▶ [Records to use]
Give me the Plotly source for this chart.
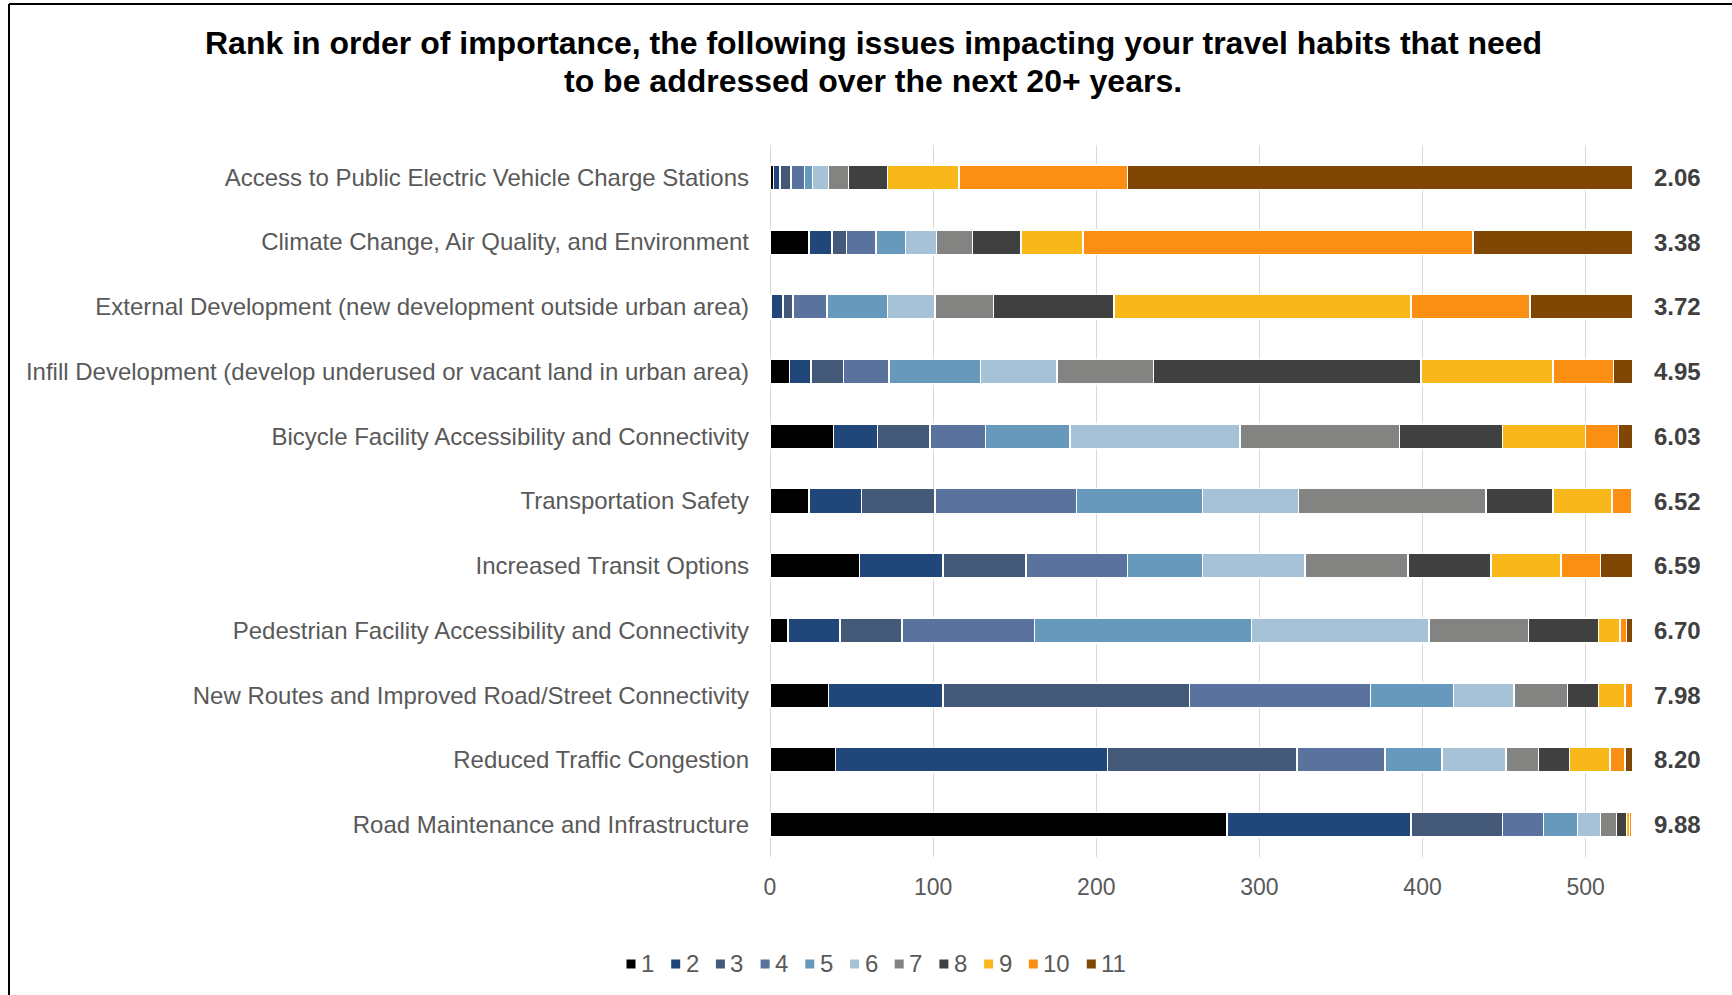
import plotly.graph_objects as go

# Issues, listed top to bottom
issues = [
    "Access to Public Electric Vehicle Charge Stations",
    "Climate Change, Air Quality, and Environment",
    "External Development (new development outside urban area)",
    "Infill Development (develop underused or vacant land in urban area)",
    "Bicycle Facility Accessibility and Connectivity",
    "Transportation Safety",
    "Increased Transit Options",
    "Pedestrian Facility Accessibility and Connectivity",
    "New Routes and Improved Road/Street Connectivity",
    "Reduced Traffic Congestion",
    "Road Maintenance and Infrastructure",
]

# Number of respondents giving each rank, per issue (same order as issues)
rank_1 = [2, 24, 1, 12, 39, 24, 55, 11, 36, 40, 280]
rank_2 = [4, 14, 7, 13, 27, 32, 51, 32, 70, 167, 113]
rank_3 = [7, 9, 6, 20, 32, 45, 51, 38, 151, 116, 56]
rank_4 = [8, 18, 21, 28, 34, 87, 62, 81, 111, 54, 25]
rank_5 = [5, 18, 37, 56, 52, 77, 46, 133, 51, 35, 21]
rank_6 = [10, 19, 29, 47, 104, 59, 63, 109, 37, 39, 14]
rank_7 = [12, 22, 36, 59, 98, 115, 63, 61, 33, 20, 10]
rank_8 = [24, 30, 74, 164, 63, 41, 51, 43, 19, 19, 6]
rank_9 = [44, 38, 182, 81, 51, 36, 43, 13, 16, 25, 2]
rank_10 = [103, 239, 73, 37, 20, 12, 24, 4, 5, 9, 1]
rank_11 = [310, 98, 63, 12, 9, 1, 20, 4, 0, 5, 1]

rank_labels = ["1", "2", "3", "4", "5", "6", "7", "8", "9", "10", "11"]
rank_series = [rank_1, rank_2, rank_3, rank_4, rank_5, rank_6,
               rank_7, rank_8, rank_9, rank_10, rank_11]

# Weighted importance score shown at the end of each bar
scores = [2.06, 3.38, 3.72, 4.95, 6.03, 6.52, 6.59, 6.70, 7.98, 8.20, 9.88]

x_ticks = [0, 100, 200, 300, 400, 500]

title_lines = [
    "Rank in order of importance, the following issues impacting your travel habits that need",
    "to be addressed over the next 20+ years.",
]

colors = ["#000000", "#21467A", "#445877", "#5A729E", "#6799BC", "#A5C2D6",
          "#838482", "#404040", "#F8B81A", "#FA8F13", "#804603"]

FONT = "Liberation Sans, Arial, sans-serif"
W, H = 1732, 995
L, R, T, B = 770, 99, 145, 138
PW, PH = W - L - R, H - T - B


def px_x(px):
    return (px - L) / PW


def px_y(py):
    return (H - B - py) / PH


totals = [sum(v) for v in zip(*rank_series)]

fig = go.Figure()
for label, values, color in zip(rank_labels, rank_series, colors):
    fig.add_trace(go.Bar(
        y=issues, x=values, name=label, orientation="h",
        marker=dict(color=color, line=dict(color="#FFFFFF", width=1.5)),
        showlegend=False,
    ))

# Score labels to the right of each bar
for issue, total, score in zip(issues, totals, scores):
    fig.add_annotation(
        x=total, y=issue, xref="x", yref="y", text=f"<b>{score:.2f}</b>",
        showarrow=False, xanchor="left", xshift=19,
        font=dict(family=FONT, size=24, color="#404040"),
    )

# Two-line title
for line, cy in zip(title_lines, [43, 81]):
    fig.add_annotation(
        x=px_x(873), y=px_y(cy), xref="paper", yref="paper",
        text=f"<b>{line}</b>", showarrow=False,
        xanchor="center", yanchor="middle",
        font=dict(family=FONT, size=32, color="#000000"),
    )

# Legend row drawn as coloured squares with rank numbers
cx = 631.0
leg_y = 964.0
for label, color in zip(rank_labels, colors):
    fig.add_shape(
        type="rect", xref="paper", yref="paper",
        x0=px_x(cx - 4.5), x1=px_x(cx + 4.5),
        y0=px_y(leg_y + 4.5), y1=px_y(leg_y - 4.5),
        fillcolor=color, line=dict(width=0),
    )
    fig.add_annotation(
        x=px_x(cx + 8), y=px_y(leg_y), xref="paper", yref="paper",
        text=label, showarrow=False, xanchor="left", yanchor="middle",
        font=dict(family=FONT, size=24, color="#595959"),
    )
    cx += 12.6 + 13.3 * len(label) + 18.8

# Chart frame (left and top edges)
fig.add_shape(type="line", xref="paper", yref="paper",
              x0=px_x(9), x1=px_x(W + 5), y0=px_y(4), y1=px_y(4),
              line=dict(color="#000000", width=2))
fig.add_shape(type="line", xref="paper", yref="paper",
              x0=px_x(9), x1=px_x(9), y0=px_y(4), y1=px_y(H + 5),
              line=dict(color="#000000", width=2))

fig.update_layout(
    width=W, height=H,
    margin=dict(l=L, r=R, t=T, b=B),
    barmode="stack", bargap=0.62,
    plot_bgcolor="#FFFFFF", paper_bgcolor="#FFFFFF",
    xaxis=dict(
        range=[0, max(totals)], tickvals=x_ticks, ticktext=[str(t) for t in x_ticks],
        showgrid=True, gridcolor="#D9D9D9", gridwidth=1,
        zeroline=True, zerolinecolor="#D9D9D9", zerolinewidth=1,
        showline=False, ticks="", ticklabelstandoff=14,
        tickfont=dict(family=FONT, size=23, color="#595959"),
    ),
    yaxis=dict(
        autorange="reversed", showgrid=False, zeroline=False, showline=False,
        ticks="", ticklabelstandoff=20,
        tickfont=dict(family=FONT, size=24, color="#595959"),
    ),
)

fig.write_html("out.html")
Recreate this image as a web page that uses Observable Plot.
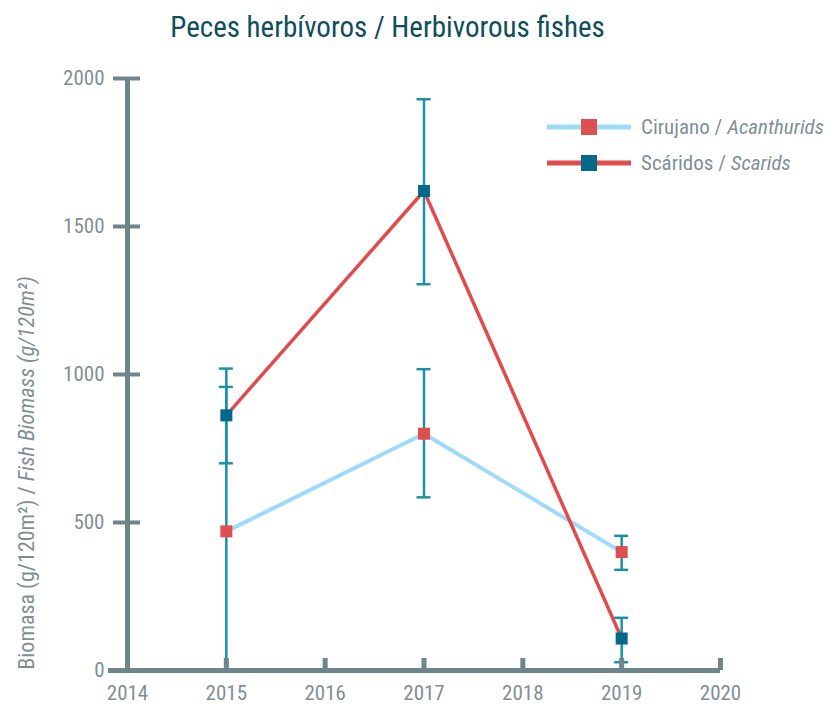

▶ [Directions] Go through the data above and transcribe it in full, omitting any image.

▶ [Task output]
Give me the Plotly source for this chart.
import plotly.graph_objects as go

# Issues, listed top to bottom
issues = [
    "Access to Public Electric Vehicle Charge Stations",
    "Climate Change, Air Quality, and Environment",
    "External Development (new development outside urban area)",
    "Infill Development (develop underused or vacant land in urban area)",
    "Bicycle Facility Accessibility and Connectivity",
    "Transportation Safety",
    "Increased Transit Options",
    "Pedestrian Facility Accessibility and Connectivity",
    "New Routes and Improved Road/Street Connectivity",
    "Reduced Traffic Congestion",
    "Road Maintenance and Infrastructure",
]

# Number of respondents giving each rank, per issue (same order as issues)
rank_1 = [2, 24, 1, 12, 39, 24, 55, 11, 36, 40, 280]
rank_2 = [4, 14, 7, 13, 27, 32, 51, 32, 70, 167, 113]
rank_3 = [7, 9, 6, 20, 32, 45, 51, 38, 151, 116, 56]
rank_4 = [8, 18, 21, 28, 34, 87, 62, 81, 111, 54, 25]
rank_5 = [5, 18, 37, 56, 52, 77, 46, 133, 51, 35, 21]
rank_6 = [10, 19, 29, 47, 104, 59, 63, 109, 37, 39, 14]
rank_7 = [12, 22, 36, 59, 98, 115, 63, 61, 33, 20, 10]
rank_8 = [24, 30, 74, 164, 63, 41, 51, 43, 19, 19, 6]
rank_9 = [44, 38, 182, 81, 51, 36, 43, 13, 16, 25, 2]
rank_10 = [103, 239, 73, 37, 20, 12, 24, 4, 5, 9, 1]
rank_11 = [310, 98, 63, 12, 9, 1, 20, 4, 0, 5, 1]

rank_labels = ["1", "2", "3", "4", "5", "6", "7", "8", "9", "10", "11"]
rank_series = [rank_1, rank_2, rank_3, rank_4, rank_5, rank_6,
               rank_7, rank_8, rank_9, rank_10, rank_11]

# Weighted importance score shown at the end of each bar
scores = [2.06, 3.38, 3.72, 4.95, 6.03, 6.52, 6.59, 6.70, 7.98, 8.20, 9.88]

x_ticks = [0, 100, 200, 300, 400, 500]

title_lines = [
    "Rank in order of importance, the following issues impacting your travel habits that need",
    "to be addressed over the next 20+ years.",
]

colors = ["#000000", "#21467A", "#445877", "#5A729E", "#6799BC", "#A5C2D6",
          "#838482", "#404040", "#F8B81A", "#FA8F13", "#804603"]

FONT = "Liberation Sans, Arial, sans-serif"
W, H = 1732, 995
L, R, T, B = 770, 99, 145, 138
PW, PH = W - L - R, H - T - B


def px_x(px):
    return (px - L) / PW


def px_y(py):
    return (H - B - py) / PH


totals = [sum(v) for v in zip(*rank_series)]

fig = go.Figure()
for label, values, color in zip(rank_labels, rank_series, colors):
    fig.add_trace(go.Bar(
        y=issues, x=values, name=label, orientation="h",
        marker=dict(color=color, line=dict(color="#FFFFFF", width=1.5)),
        showlegend=False,
    ))

# Score labels to the right of each bar
for issue, total, score in zip(issues, totals, scores):
    fig.add_annotation(
        x=total, y=issue, xref="x", yref="y", text=f"<b>{score:.2f}</b>",
        showarrow=False, xanchor="left", xshift=19,
        font=dict(family=FONT, size=24, color="#404040"),
    )

# Two-line title
for line, cy in zip(title_lines, [43, 81]):
    fig.add_annotation(
        x=px_x(873), y=px_y(cy), xref="paper", yref="paper",
        text=f"<b>{line}</b>", showarrow=False,
        xanchor="center", yanchor="middle",
        font=dict(family=FONT, size=32, color="#000000"),
    )

# Legend row drawn as coloured squares with rank numbers
cx = 631.0
leg_y = 964.0
for label, color in zip(rank_labels, colors):
    fig.add_shape(
        type="rect", xref="paper", yref="paper",
        x0=px_x(cx - 4.5), x1=px_x(cx + 4.5),
        y0=px_y(leg_y + 4.5), y1=px_y(leg_y - 4.5),
        fillcolor=color, line=dict(width=0),
    )
    fig.add_annotation(
        x=px_x(cx + 8), y=px_y(leg_y), xref="paper", yref="paper",
        text=label, showarrow=False, xanchor="left", yanchor="middle",
        font=dict(family=FONT, size=24, color="#595959"),
    )
    cx += 12.6 + 13.3 * len(label) + 18.8

# Chart frame (left and top edges)
fig.add_shape(type="line", xref="paper", yref="paper",
              x0=px_x(9), x1=px_x(W + 5), y0=px_y(4), y1=px_y(4),
              line=dict(color="#000000", width=2))
fig.add_shape(type="line", xref="paper", yref="paper",
              x0=px_x(9), x1=px_x(9), y0=px_y(4), y1=px_y(H + 5),
              line=dict(color="#000000", width=2))

fig.update_layout(
    width=W, height=H,
    margin=dict(l=L, r=R, t=T, b=B),
    barmode="stack", bargap=0.62,
    plot_bgcolor="#FFFFFF", paper_bgcolor="#FFFFFF",
    xaxis=dict(
        range=[0, max(totals)], tickvals=x_ticks, ticktext=[str(t) for t in x_ticks],
        showgrid=True, gridcolor="#D9D9D9", gridwidth=1,
        zeroline=True, zerolinecolor="#D9D9D9", zerolinewidth=1,
        showline=False, ticks="", ticklabelstandoff=14,
        tickfont=dict(family=FONT, size=23, color="#595959"),
    ),
    yaxis=dict(
        autorange="reversed", showgrid=False, zeroline=False, showline=False,
        ticks="", ticklabelstandoff=20,
        tickfont=dict(family=FONT, size=24, color="#595959"),
    ),
)

fig.write_html("out.html")
Recreate this image as a web page that uses Observable Plot.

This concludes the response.